Welcome to the Web: a place where people of any age and ability can write whatever they want. If you’ve read anything online lately — specifically short things like that which you’d find in a comment section — you’ll understand where this rant is stemming from…

Everyone is illiterate and if you correct them, they will attack you.

I can’t count the number of times I’ve been reading the comments under a YouTube video and started shaking my head because of how little anyone tries anymore when it comes to grammar and spelling. I won’t even mention civility because we all know that’s not allowed on the Web. And what of constructive criticism and improving ourselves?

I welcome a correction, when it’s made in an honest, helping tone, but I dare not try to help anyone else. If I did, a flame war would be directed at me, so hot that I would need to shut down my computer before it melted. Surely you know what I’m talking about. It is quite possible that half of all comments posted online are part of an attack on someone who wanted the original poster to know that they’re and there have different meanings. If that happens to be true, then I suppose “first” accounts for a tenth of all comments.

Now before you start giving me a hard time because I should have expected such content in the comments, I have to ask you a question.

Why?

Yes, I have come to expect comment sections to be filled primarily with hate and a demonstration of what a 2nd grade education can do. But does that make it right? Why should we just ignore it? It’s not just in the comment sections either. Forums accept the same fate as YouTube comments. Sometimes you find a well written forum post and it’s very refreshing. But don’t you dare scroll down to any further responses, if you value your sanity. Even the “news” is getting less and less proofreading these days.

Go to Google News. Read the title of every article on the front page and report back to me. How many typos or questionable grammar issues did you find? If you read the descriptions of those articles, your results will be even worse. It’s sad, really sad. Don’t they have editors? Aren’t they getting paid to write things for a large audience? Does nothing embarrass them?

Now I’m not perfect and I make my fair share of mistakes, but I proofread my writing. That’s the beauty of writing and texting — you have time to fix your mistakes before you send them out. Why aren’t more people doing this? And more importantly, why do so many people think it’s a waste of time to be clear and professional?

</rant> and it’s time to relax

Anyway, I found the following sarcastically helpful list in a forum for Mazda 6 enthusiasts and it made me happy. Finally, someone else gets it! It’s pretty much spot-on. Here’s the original post. Enjoy…

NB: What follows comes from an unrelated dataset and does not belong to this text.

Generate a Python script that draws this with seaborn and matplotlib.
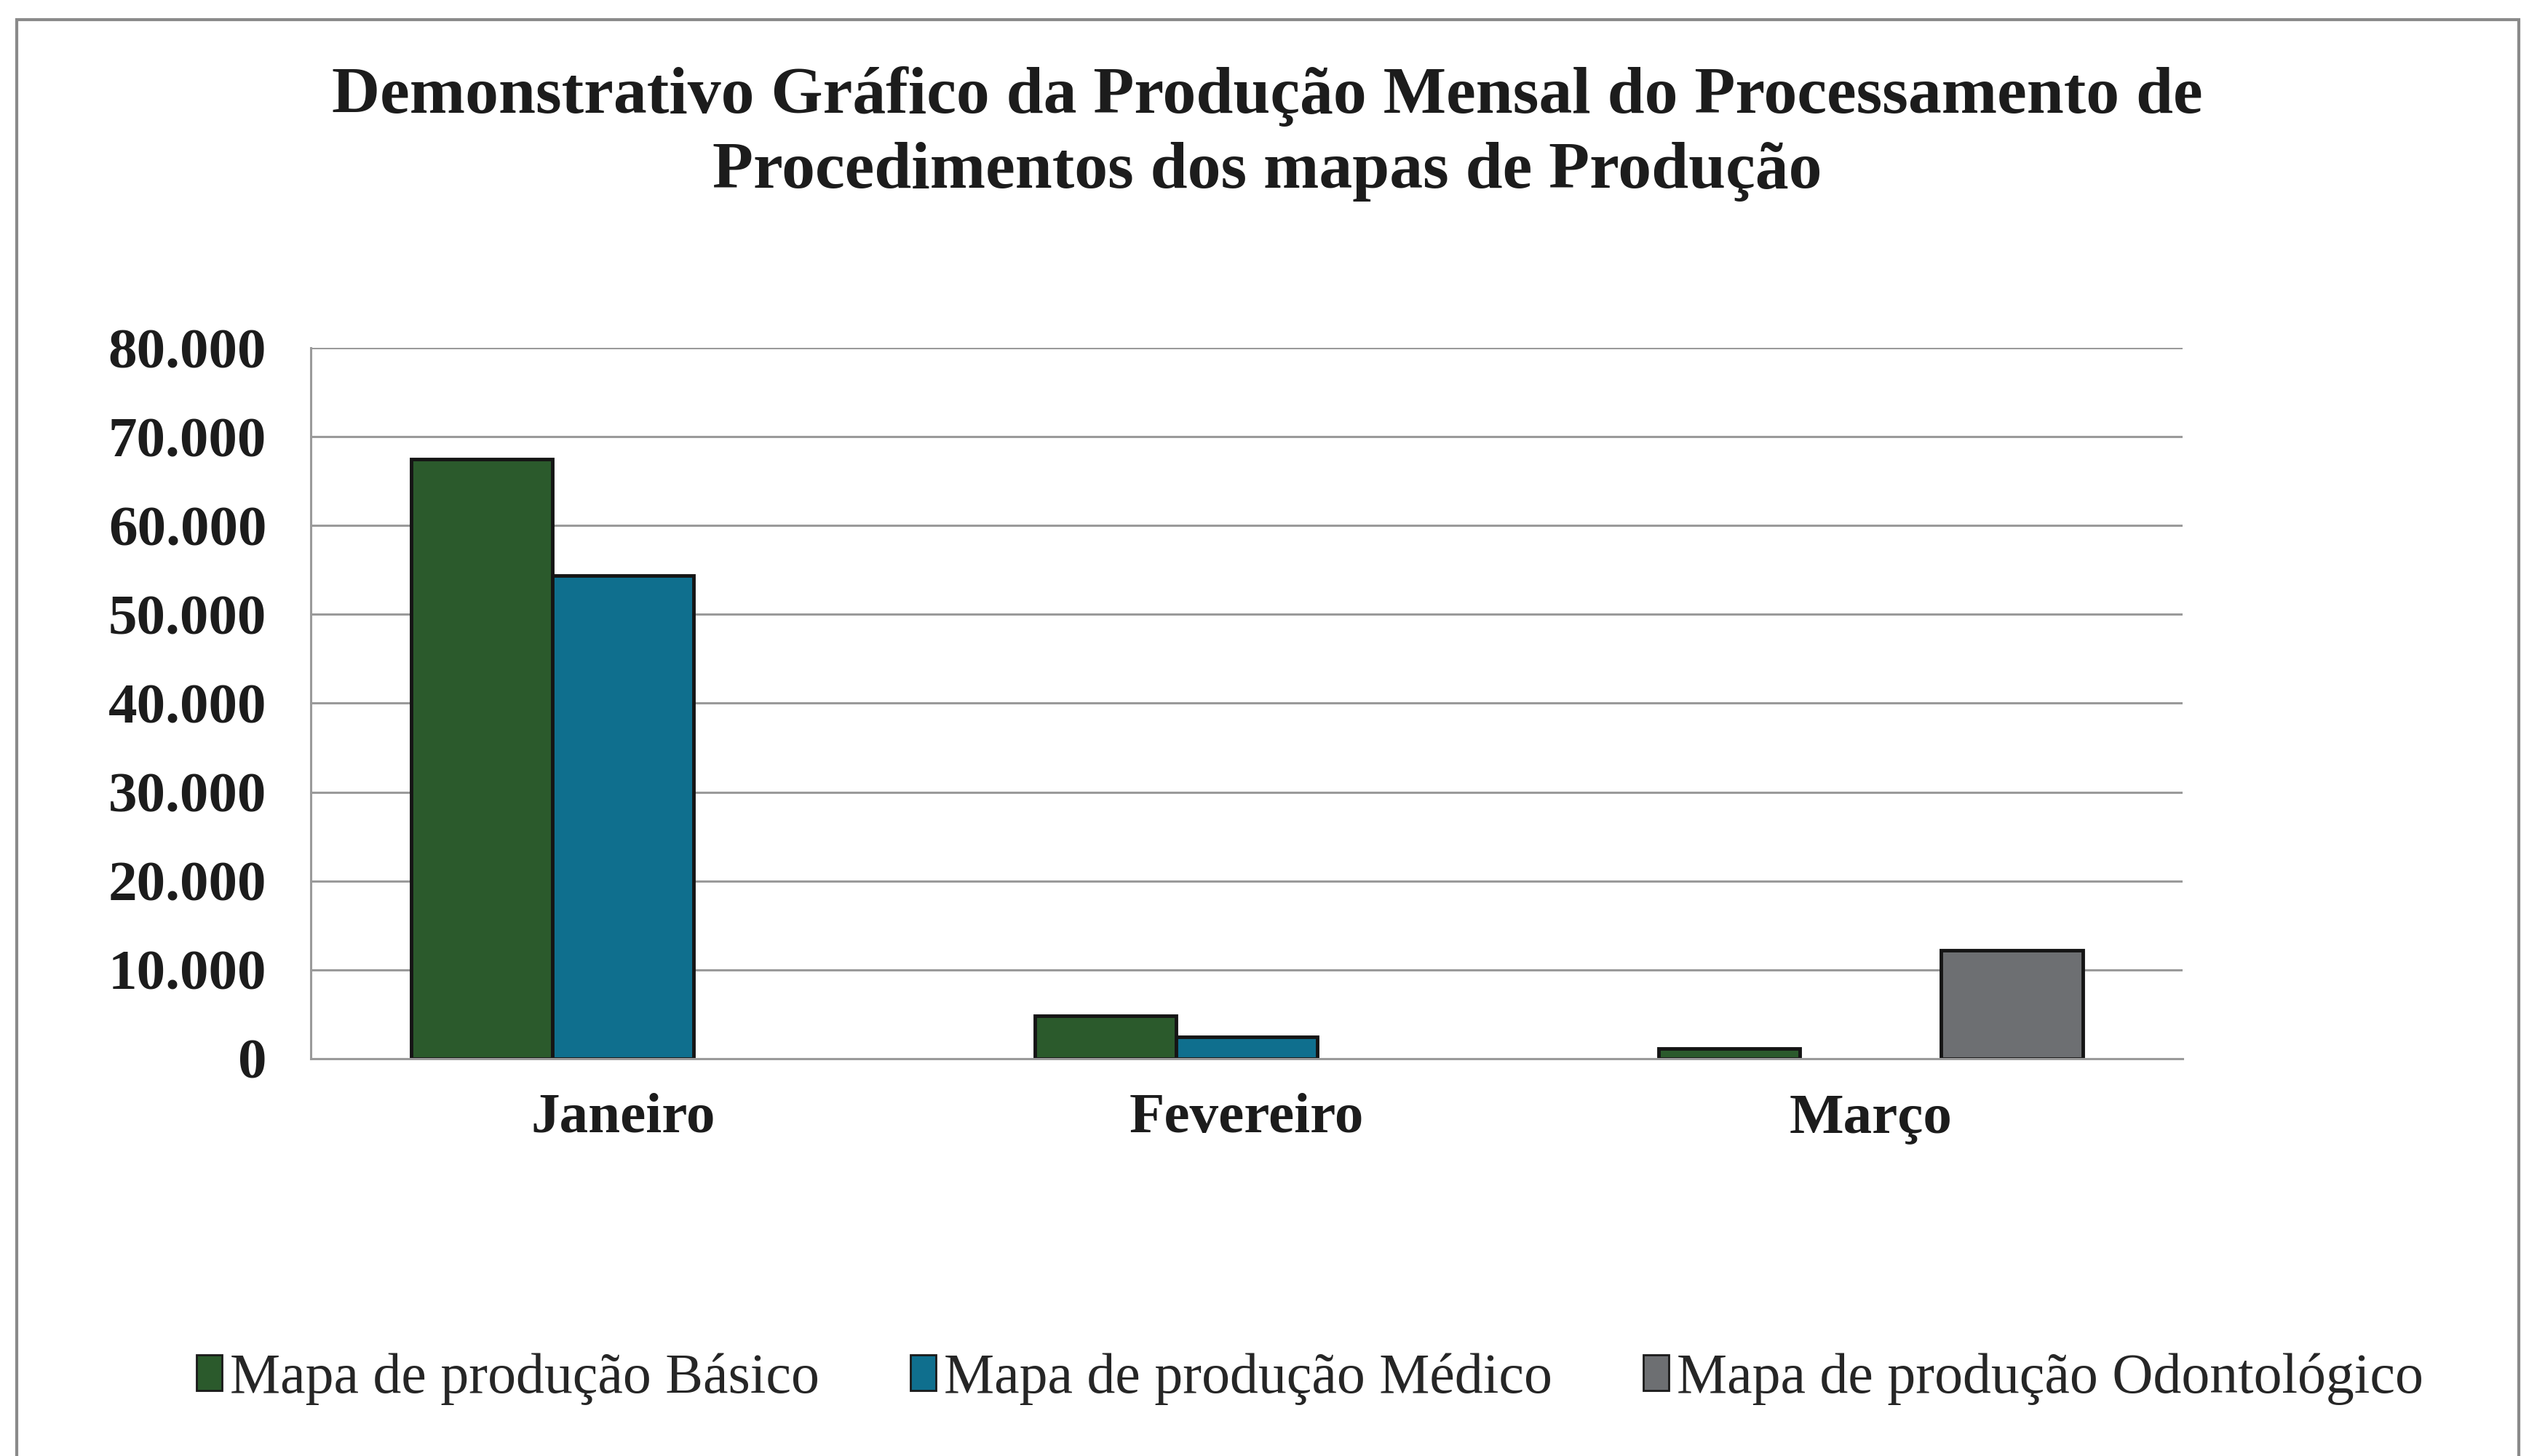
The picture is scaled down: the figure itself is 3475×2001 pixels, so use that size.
import numpy as np
import pandas as pd
import matplotlib
matplotlib.use('Agg')
import matplotlib.pyplot as plt
from matplotlib.patches import Rectangle
from matplotlib.ticker import FuncFormatter, MultipleLocator
import seaborn as sns

sns.set_theme(style='white')
plt.rcParams['font.family'] = ['Liberation Serif', 'DejaVu Serif']

# data
meses = ['Janeiro', 'Fevereiro', 'Março']
series = ['Mapa de produção Básico', 'Mapa de produção Médico', 'Mapa de produção Odontológico']
basico = [67500, 4850, 1100]
medico = [54400, 2450, 0]
odonto = [0, 0, 12200]
cores = ['#2b5a2c', '#0f6f8e', '#6d6f72']

df = pd.DataFrame({
    'mes': np.repeat(meses, 3),
    'mapa': series * 3,
    'valor': [v for trio in zip(basico, medico, odonto) for v in trio],
})
# zero bars are not drawn in the original
df = df[df.valor > 0]

fig = plt.figure(figsize=(34.75, 20.01), dpi=100)
ax = fig.add_axes([0.123, 0.273, 0.740, 0.488])

sns.barplot(data=df, x='mes', y='valor', hue='mapa', order=meses, hue_order=series,
            palette=cores, width=0.68, edgecolor='#151515', linewidth=3.5,
            saturation=1, ax=ax)

ax.set_ylim(0, 80000)
ax.yaxis.set_major_locator(MultipleLocator(10000))
ax.yaxis.set_major_formatter(FuncFormatter(lambda v, p: f'{int(v):,}'.replace(',', '.')))
ax.grid(axis='y', color='#9a9a9a', linewidth=2.2)
ax.set_axisbelow(True)
for s in ['top', 'right']:
    ax.spines[s].set_visible(False)
ax.spines['left'].set_color('#9a9a9a')
ax.spines['bottom'].set_color('#9a9a9a')
ax.spines['left'].set_linewidth(2.2)
ax.spines['bottom'].set_linewidth(2.2)
ax.set_xlabel('')
ax.set_ylabel('')
ax.tick_params(axis='y', length=0, pad=44, labelsize=57)
ax.tick_params(axis='x', length=0, pad=34, labelsize=57)
for lab in ax.get_xticklabels() + ax.get_yticklabels():
    lab.set_fontweight('bold')
    lab.set_color('#1c1c1c')

ax.legend_.remove()
handles = [Rectangle((0, 0), 1, 1, facecolor=c, edgecolor='#1a1a1a', linewidth=2) for c in cores]
fig.legend(handles, series, loc='center', bbox_to_anchor=(0.518, 0.053), ncol=3,
           frameon=False, fontsize=56, handlelength=0.45, handleheight=0.6,
           handletextpad=0.15, columnspacing=1.6)

fig.text(0.501, 0.908,
         'Demonstrativo Gráfico da Produção Mensal do Processamento de\n'
         'Procedimentos dos mapas de Produção',
         ha='center', va='center', fontsize=66, fontweight='bold',
         color='#1c1c1c', linespacing=1.33)

fig.patches.append(Rectangle((0.0065, -0.01), 0.9895, 0.9965, transform=fig.transFigure,
                             fill=False, edgecolor='#8a8a8a', linewidth=3))

plt.savefig('out.png', dpi=100)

  • Sentences always start with a capital letter.
  • A period at the end of a sentence indicates that the sentence is over.
  • If you’re really excited about what you’re saying, you can use an exclamation mark instead of a period!
  • If the sentence is a question, it should end with a question mark. Does that make sense?
  • If you have two clauses that need to be joined, consider using a comma.
  • Also, “They’re” means “They are,” “There” means a specific location, and “Their” is a possessive meaning belonging to someone/something. “Break” means the same thing as broken except you are in the process of breaking it; “brake” is what is on the car.
  • If all of this is too much for you, just try inserting periods followed by 2 spaces every 15 words or so. Once in a while, a complete sentence might be formed.
  • “No” is a negative, “know” is to be used when you have or want knowledge.
  • Loose is what the bolts on my rear diff mount most likely are, lose is what you did with your dignity when you started typing.